Data lines
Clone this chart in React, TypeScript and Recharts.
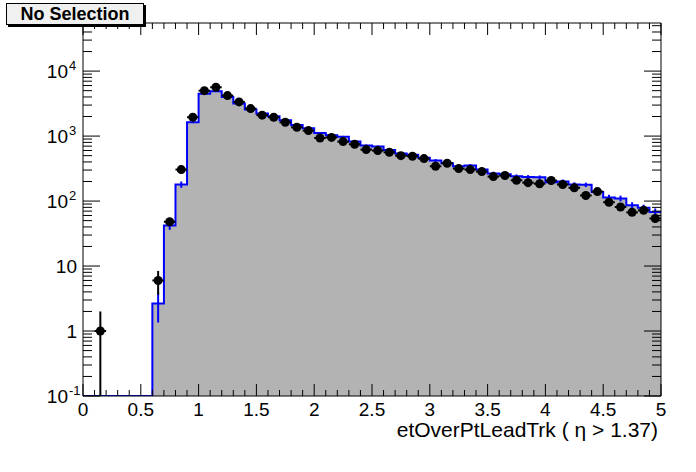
import { ComposedChart, Area, Scatter, XAxis, YAxis, ErrorBar } from 'recharts';

// binning of etOverPtLeadTrk
const xMin = 0;
const xMax = 5;
const binWidth = 0.1;
const yFloor = 0.1;
const yCeil = 55000;

// MC histogram (grey fill, blue outline), 50 bins
const histCounts = [
  0, 0, 0, 0, 0, 0, 2.65, 42, 180, 1630,
  4500, 4900, 4000, 3160, 2560, 2220, 2020, 1750, 1480, 1315,
  1120, 1030, 975, 823, 714, 690, 613, 540, 515, 465,
  420, 382, 343, 352, 305, 265, 258, 240, 235, 232,
  195, 200, 180, 178, 138, 113, 110, 86, 79, 68,
];
const histErrors = [
  0, 0, 0, 0, 0, 0, 1.3, 6, 20, 45,
  75, 80, 70, 60, 55, 50, 48, 45, 40, 38,
  36, 34, 33, 30, 28, 28, 26, 25, 24, 23,
  22, 21, 20, 20, 19, 18, 17, 17, 16, 16,
  15, 15, 14, 14, 13, 12, 11, 10, 9, 9,
];

// data points (black markers)
const dataCounts = [
  null, 1, null, null, null, null, 6, 48, 305, 1950,
  5000, 5640, 4200, 3360, 2650, 2100, 1950, 1630, 1365, 1215,
  935, 955, 822, 748, 620, 598, 563, 500, 490, 450,
  343, 382, 316, 305, 284, 238, 247, 209, 192, 185,
  207, 180, 160, 122, 140, 96, 81, 67, 72, 54,
];
const dataErrors = [
  0, 1, 0, 0, 0, 0, 2.4, 6.9, 17, 44,
  71, 75, 65, 58, 51, 46, 44, 40, 37, 35,
  31, 31, 29, 27, 25, 24, 24, 22, 22, 21,
  19, 20, 18, 17, 17, 15, 16, 14, 14, 14,
  14, 13, 13, 11, 12, 10, 9, 8, 8.5, 7.3,
];

const xTitle = 'etOverPtLeadTrk ( \u03b7 > 1.37)';
const boxTitle = 'No Selection';

const font = '"Liberation Sans", Arial, Helvetica, sans-serif';

const nBins = histCounts.length;
const edges = Array.from({ length: nBins + 1 }, (_, i) => Number((xMin + i * binWidth).toFixed(2)));

// step outline: one row per left edge, last edge repeats the final bin
const histRows = edges.map((x, i) => {
  const v = histCounts[Math.min(i, nBins - 1)];
  return { x, y: v > 0 ? v : yFloor };
});

const histErrRows = histCounts
  .map((v, i) => ({ x: edges[i] + binWidth / 2, y: v, e: histErrors[i] }))
  .filter((r) => r.y > 0);

const pointRows = dataCounts
  .map((v, i) => ({
    x: edges[i] + binWidth / 2,
    y: v,
    ex: binWidth / 2,
    ey: v == null ? 0 : [Math.min(dataErrors[i], v - yFloor), dataErrors[i]],
  }))
  .filter((r) => r.y != null);

const xTicks = edges;
const yTicks: number[] = [];
for (let e = -1; e <= 4; e++) {
  for (let d = 1; d <= 9; d++) {
    const v = Number((d * Math.pow(10, e)).toPrecision(3));
    if (v <= yCeil) yTicks.push(v);
  }
}

const isMajorX = (v: number) => Math.abs(v * 2 - Math.round(v * 2)) < 1e-6;
const isDecade = (v: number) => Math.abs(Math.log10(v) - Math.round(Math.log10(v))) < 1e-6;

function BottomTick({ x, y, payload }: any) {
  const v = payload.value;
  const major = isMajorX(v);
  return (
    <g>
      <line x1={x} x2={x} y1={y} y2={y - (major ? 12 : 6)} stroke="#000" />
      {major && (
        <text x={x} y={y + 20} textAnchor="middle" fontSize={19} fontFamily={font} fill="#000">
          {String(Number(v.toFixed(1)))}
        </text>
      )}
    </g>
  );
}

function TopTick({ x, y, payload }: any) {
  const major = isMajorX(payload.value);
  return <line x1={x} x2={x} y1={y} y2={y + (major ? 12 : 6)} stroke="#000" />;
}

function LeftTick({ x, y, payload }: any) {
  const v = payload.value;
  const major = isDecade(v);
  const exp = Math.round(Math.log10(v));
  let label = null;
  if (major) {
    if (exp === 0 || exp === 1) {
      label = (
        <text x={x - 6} y={y + 7} textAnchor="end" fontSize={19} fontFamily={font} fill="#000">
          {exp === 0 ? '1' : '10'}
        </text>
      );
    } else {
      label = (
        <g>
          <text x={x - 15} y={y + 7} textAnchor="end" fontSize={19} fontFamily={font} fill="#000">
            10
          </text>
          <text x={x - 14} y={y - 1} textAnchor="start" fontSize={13} fontFamily={font} fill="#000">
            {String(exp)}
          </text>
        </g>
      );
    }
  }
  return (
    <g>
      <line x1={x} x2={x + (major ? 17 : 9)} y1={y} y2={y} stroke="#000" />
      {label}
    </g>
  );
}

function RightTick({ x, y, payload }: any) {
  const major = isDecade(payload.value);
  return <line x1={x} x2={x - (major ? 17 : 9)} y1={y} y2={y} stroke="#000" />;
}

const Marker = (props: any) => <circle cx={props.cx} cy={props.cy} r={4.5} fill="#000" />;
const NoMarker = () => <g />;

export default function App() {
  return (
    <div style={{ position: 'absolute', left: 0, top: 0, width: 696, height: 472, background: '#fff' }}>
      <ComposedChart
        width={696}
        height={472}
        data={histRows}
        margin={{ top: 13, right: 25, bottom: 36, left: 23 }}
      >
        <XAxis
          xAxisId="b"
          dataKey="x"
          type="number"
          domain={[xMin, xMax]}
          allowDataOverflow
          ticks={xTicks}
          interval={0}
          height={40}
          tickSize={0}
          tickMargin={0}
          tickLine={false}
          axisLine={{ stroke: '#000' }}
          tick={(p: any) => <BottomTick {...p} />}
          label={{
            content: (p: any) => {
              const vb = p.viewBox;
              return (
                <text x={vb.x + vb.width - 3} y={vb.y + 41} textAnchor="end" fontSize={21} fontFamily={font} fill="#000">
                  {xTitle}
                </text>
              );
            },
          }}
        />
        <XAxis
          xAxisId="t"
          orientation="top"
          dataKey="x"
          type="number"
          domain={[xMin, xMax]}
          allowDataOverflow
          ticks={xTicks}
          interval={0}
          height={10}
          tickSize={0}
          tickMargin={0}
          tickLine={false}
          axisLine={{ stroke: '#000' }}
          tick={(p: any) => <TopTick {...p} />}
        />
        <YAxis
          yAxisId="l"
          dataKey="y"
          scale="log"
          type="number"
          domain={[yFloor, yCeil]}
          allowDataOverflow
          ticks={yTicks}
          interval={0}
          width={60}
          tickSize={0}
          tickMargin={0}
          tickLine={false}
          axisLine={{ stroke: '#000' }}
          tick={(p: any) => <LeftTick {...p} />}
        />
        <YAxis
          yAxisId="r"
          orientation="right"
          dataKey="y"
          scale="log"
          type="number"
          domain={[yFloor, yCeil]}
          allowDataOverflow
          ticks={yTicks}
          interval={0}
          width={10}
          tickSize={0}
          tickMargin={0}
          tickLine={false}
          axisLine={{ stroke: '#000' }}
          tick={(p: any) => <RightTick {...p} />}
        />
        <Area
          xAxisId="b"
          yAxisId="l"
          dataKey="y"
          type="stepAfter"
          baseValue={yFloor}
          fill="#b3b3b3"
          fillOpacity={1}
          stroke="#0000ff"
          strokeWidth={2}
          dot={false}
          activeDot={false}
          isAnimationActive={false}
        />
        <Scatter xAxisId="b" yAxisId="l" data={histErrRows} dataKey="y" shape={NoMarker} isAnimationActive={false}>
          <ErrorBar dataKey="e" direction="y" width={0} stroke="#0000ff" strokeWidth={2} isAnimationActive={false} />
        </Scatter>
        <Scatter xAxisId="b" yAxisId="l" data={pointRows} dataKey="y" shape={Marker} isAnimationActive={false}>
          <ErrorBar dataKey="ey" direction="y" width={0} stroke="#000" strokeWidth={2} isAnimationActive={false} />
          <ErrorBar dataKey="ex" direction="x" width={0} stroke="#000" strokeWidth={2} isAnimationActive={false} />
        </Scatter>
      </ComposedChart>
      <div
        style={{
          position: 'absolute',
          left: 6,
          top: 3,
          width: 136,
          height: 20,
          border: '1px solid #000',
          boxShadow: '2px 2px 0 #000',
          background: '#f0f0f0',
          fontFamily: font,
          fontWeight: 'bold',
          fontSize: 18,
          lineHeight: '20px',
          textAlign: 'center',
          color: '#000',
        }}
      >
        {boxTitle}
      </div>
    </div>
  );
}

What to do
Extract the lines exactly, please: the first line of the listing, the line with "const yCeil = 55000;", and every line between them, but no pictures.

Worked answer
Clone this chart in React, TypeScript and Recharts.
import { ComposedChart, Area, Scatter, XAxis, YAxis, ErrorBar } from 'recharts';

// binning of etOverPtLeadTrk
const xMin = 0;
const xMax = 5;
const binWidth = 0.1;
const yFloor = 0.1;
const yCeil = 55000;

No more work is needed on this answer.